The public domain book “Shaving made Easy” have a short chapter on selecting your shaving outfit. This is the original text and my annotations and comments:
First-class tools are necessary at the very outset. No matter how skillfully one may handle inferior tools, they will invariably produce poor results.
Probably as many failures have resulted from the use of poor razors, strops, or soap as from the lack of knowledge how to use them. In order that the best possible results may be attained, good tools and skill in using them should go hand in hand.
When I was young I was told repeatedly that good tools are half the work, and that holds true when it comes to tools for shaving as well. A poor razor or a bad lather will not give a good shave, no matter how well the tools are wielded. On the other hand, not even the best razor, the fanciest brush or the most exquisite shave soap will yield the desired result if not used with the necessary skill. Good tools and the skills to use them should still go hand in hand.

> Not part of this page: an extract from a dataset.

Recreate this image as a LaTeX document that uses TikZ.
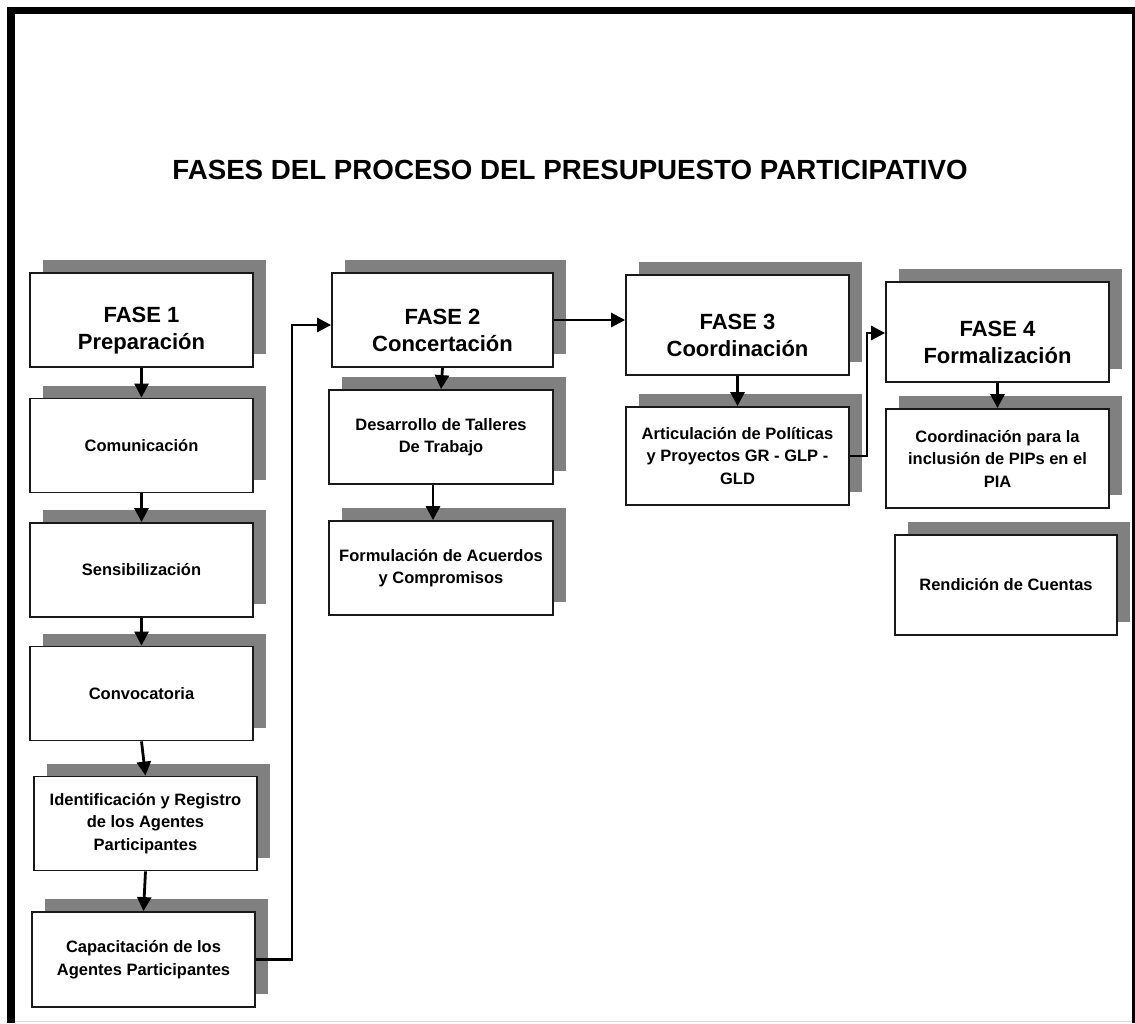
\documentclass[tikz,border=0pt]{standalone}
\usepackage{fontspec}
\setmainfont{Liberation Sans}
\usetikzlibrary{shadows,arrows.meta,calc}
\definecolor{shgray}{RGB}{128,128,128}
\newcommand{\upstrut}{\rule{0pt}{36pt}}
\begin{document}
\begin{tikzpicture}[x=1pt,y=-1pt,
  box/.style={draw=black!90, line width=1.8pt, fill=white, minimum width=223pt,
    minimum height=94pt, align=center, inner sep=2pt,
    font=\fontsize{16.5}{22.5}\selectfont\bfseries,
    drop shadow={shadow xshift=13pt, shadow yshift=13pt, fill=shgray, opacity=1}},
  phase/.style={box, minimum height=98pt, font=\fontsize{22}{27}\selectfont\bfseries},
  arr/.style={line width=2.8pt, -{Triangle[length=14pt,width=14pt]}},
]
\useasboundingbox (0,0) rectangle (1135,1023);
% frame
\fill[black] (7,7) rectangle (1135,14);
\fill[black] (7,7) rectangle (15,1023);
\fill[black] (1132,7) rectangle (1135,1023);
\draw[black!15, line width=1.5pt] (15,1021.5) -- (1132,1021.5);

% title
\node[font=\fontsize{27.7}{31}\selectfont\bfseries] (title) at (570,170) {FASES DEL PROCESO DEL PRESUPUESTO PARTICIPATIVO};

% column 1
\node[phase, minimum height=94pt] (f1) at (141.5,320) {\upstrut FASE 1\\Preparación};
\node[box] (com) at (141.5,445.5) {Comunicación};
\node[box] (sen) at (141.5,570) {Sensibilización};
\node[box] (conv) at (141.5,693.5) {Convocatoria};
\node[box] (ident) at (145.5,823.5) {Identificación y Registro\\de los Agentes\\Participantes};
\node[box, minimum height=95pt] (cap) at (143.5,959.5) {Capacitación de los\\Agentes Participantes};

% column 2
\node[phase, minimum width=221pt, minimum height=94pt] (f2) at (442.5,320) {\upstrut FASE 2\\Concertación};
\node[box, minimum width=224pt] (des) at (441,437) {Desarrollo de Talleres\\De Trabajo};
\node[box, minimum width=224pt] (form) at (441,568) {Formulación de Acuerdos\\y Compromisos};

% column 3
\node[phase, minimum height=100pt] (f3) at (737.5,325) {\upstrut FASE 3\\Coordinación};
\node[box, minimum height=98pt] (art) at (737.5,456) {Articulación de Políticas\\y Proyectos GR - GLP -\\GLD};

% column 4
\node[phase, minimum height=100pt] (f4) at (997.5,332) {\upstrut FASE 4\\Formalización};
\node[box, minimum height=99pt] (coord) at (997.5,458.5) {Coordinación para la\\inclusión de PIPs en el\\PIA};
\node[box, minimum width=222pt, minimum height=100pt] (rend) at (1006,585) {Rendición de Cuentas};

% helper coordinates
\coordinate (j1) at (292,325);
\coordinate (j2) at (867,333);
\coordinate (dx) at (433,0);

% arrows column 1
\draw[arr] (f1.south) -- (com.north);
\draw[arr] (com.south) -- (sen.north);
\draw[arr] (sen.south) -- (conv.north);
\draw[arr] (conv.south) -- (ident.north);
\draw[arr] (ident.south) -- (cap.north);
\draw[arr] (cap.east) -- (cap.east -| j1) -- (j1) -- (j1 -| f2.west);

% column 2
\draw[arr] (f2.south) -- (des.north);
\draw[arr] (des.south -| dx) -- (form.north -| dx);
\draw[arr] (f2.east) -- (f2.east -| f3.west);

% column 3
\draw[arr] (f3.south) -- (art.north);
\draw[arr] (art.east) -- (art.east -| j2) -- (j2) -- (j2 -| f4.west);

% column 4
\draw[arr] (f4.south) -- (coord.north);
\end{tikzpicture}
\end{document}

The shaving outfit should consist of one or two good razors, a first-class strop, a mirror, a cup, a brush, a cake of shaving soap, and a bottle of either bay rum, witch hazel, or some other good face lotion. These constitute what may be considered the necessary articles, and to these may be added a number of others, such as a good hone, magnesia or talcum powder, astringent or styptic pencils, antiseptic lotions, etc. which, while not absolutely requisite, will nevertheless add much to the convenience, comfort and luxury of the shave.
The shaving outfit recommended in 1905 would serve just as well today, although since the modern shaver is more likely to use a safety razor or even cartridge razor instead of a straight razor, I would recommend investing in a single good razor instead of two – at least until the desire to buy more raises its head. Using a safety razor also means that the modern razor will not have to worry about buying a strop and hone. The money saved can be invested in a second brush, or a small selection of soaps and post-shave products.
…well… not a whole book per see, but an annotated and commented version of the classic “Shaving Made Easy – What the Man Who Shaves Ought to Know”.